Plotting code records
══════════

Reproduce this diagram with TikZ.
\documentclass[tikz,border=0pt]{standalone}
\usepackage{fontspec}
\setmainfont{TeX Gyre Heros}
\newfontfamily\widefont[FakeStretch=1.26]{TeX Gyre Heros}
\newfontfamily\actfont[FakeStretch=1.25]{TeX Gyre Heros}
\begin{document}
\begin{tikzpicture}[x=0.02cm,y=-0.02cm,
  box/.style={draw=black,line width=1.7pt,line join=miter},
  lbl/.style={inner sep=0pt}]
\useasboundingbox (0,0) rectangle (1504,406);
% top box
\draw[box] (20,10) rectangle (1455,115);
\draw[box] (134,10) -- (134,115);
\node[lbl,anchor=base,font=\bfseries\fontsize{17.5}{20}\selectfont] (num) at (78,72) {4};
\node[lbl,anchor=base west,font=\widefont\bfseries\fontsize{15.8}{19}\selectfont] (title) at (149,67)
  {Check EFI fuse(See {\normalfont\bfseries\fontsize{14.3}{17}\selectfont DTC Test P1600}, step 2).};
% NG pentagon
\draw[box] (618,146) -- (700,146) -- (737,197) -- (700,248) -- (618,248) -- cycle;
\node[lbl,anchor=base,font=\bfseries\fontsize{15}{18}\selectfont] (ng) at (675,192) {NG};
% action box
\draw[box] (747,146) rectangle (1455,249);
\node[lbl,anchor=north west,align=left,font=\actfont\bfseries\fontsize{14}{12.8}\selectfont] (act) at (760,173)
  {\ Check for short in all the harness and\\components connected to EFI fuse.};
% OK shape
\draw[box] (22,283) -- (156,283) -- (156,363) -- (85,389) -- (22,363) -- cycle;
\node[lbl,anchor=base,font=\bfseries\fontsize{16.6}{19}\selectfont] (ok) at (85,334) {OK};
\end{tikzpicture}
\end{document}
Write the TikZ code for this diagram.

══════════

> [Aim] Write the listing out again, exactly as shown above.

> [Worked solution]
Reproduce this diagram with TikZ.
\documentclass[tikz,border=0pt]{standalone}
\usepackage{fontspec}
\setmainfont{TeX Gyre Heros}
\newfontfamily\widefont[FakeStretch=1.26]{TeX Gyre Heros}
\newfontfamily\actfont[FakeStretch=1.25]{TeX Gyre Heros}
\begin{document}
\begin{tikzpicture}[x=0.02cm,y=-0.02cm,
  box/.style={draw=black,line width=1.7pt,line join=miter},
  lbl/.style={inner sep=0pt}]
\useasboundingbox (0,0) rectangle (1504,406);
% top box
\draw[box] (20,10) rectangle (1455,115);
\draw[box] (134,10) -- (134,115);
\node[lbl,anchor=base,font=\bfseries\fontsize{17.5}{20}\selectfont] (num) at (78,72) {4};
\node[lbl,anchor=base west,font=\widefont\bfseries\fontsize{15.8}{19}\selectfont] (title) at (149,67)
  {Check EFI fuse(See {\normalfont\bfseries\fontsize{14.3}{17}\selectfont DTC Test P1600}, step 2).};
% NG pentagon
\draw[box] (618,146) -- (700,146) -- (737,197) -- (700,248) -- (618,248) -- cycle;
\node[lbl,anchor=base,font=\bfseries\fontsize{15}{18}\selectfont] (ng) at (675,192) {NG};
% action box
\draw[box] (747,146) rectangle (1455,249);
\node[lbl,anchor=north west,align=left,font=\actfont\bfseries\fontsize{14}{12.8}\selectfont] (act) at (760,173)
  {\ Check for short in all the harness and\\components connected to EFI fuse.};
% OK shape
\draw[box] (22,283) -- (156,283) -- (156,363) -- (85,389) -- (22,363) -- cycle;
\node[lbl,anchor=base,font=\bfseries\fontsize{16.6}{19}\selectfont] (ok) at (85,334) {OK};
\end{tikzpicture}
\end{document}
Write the TikZ code for this diagram.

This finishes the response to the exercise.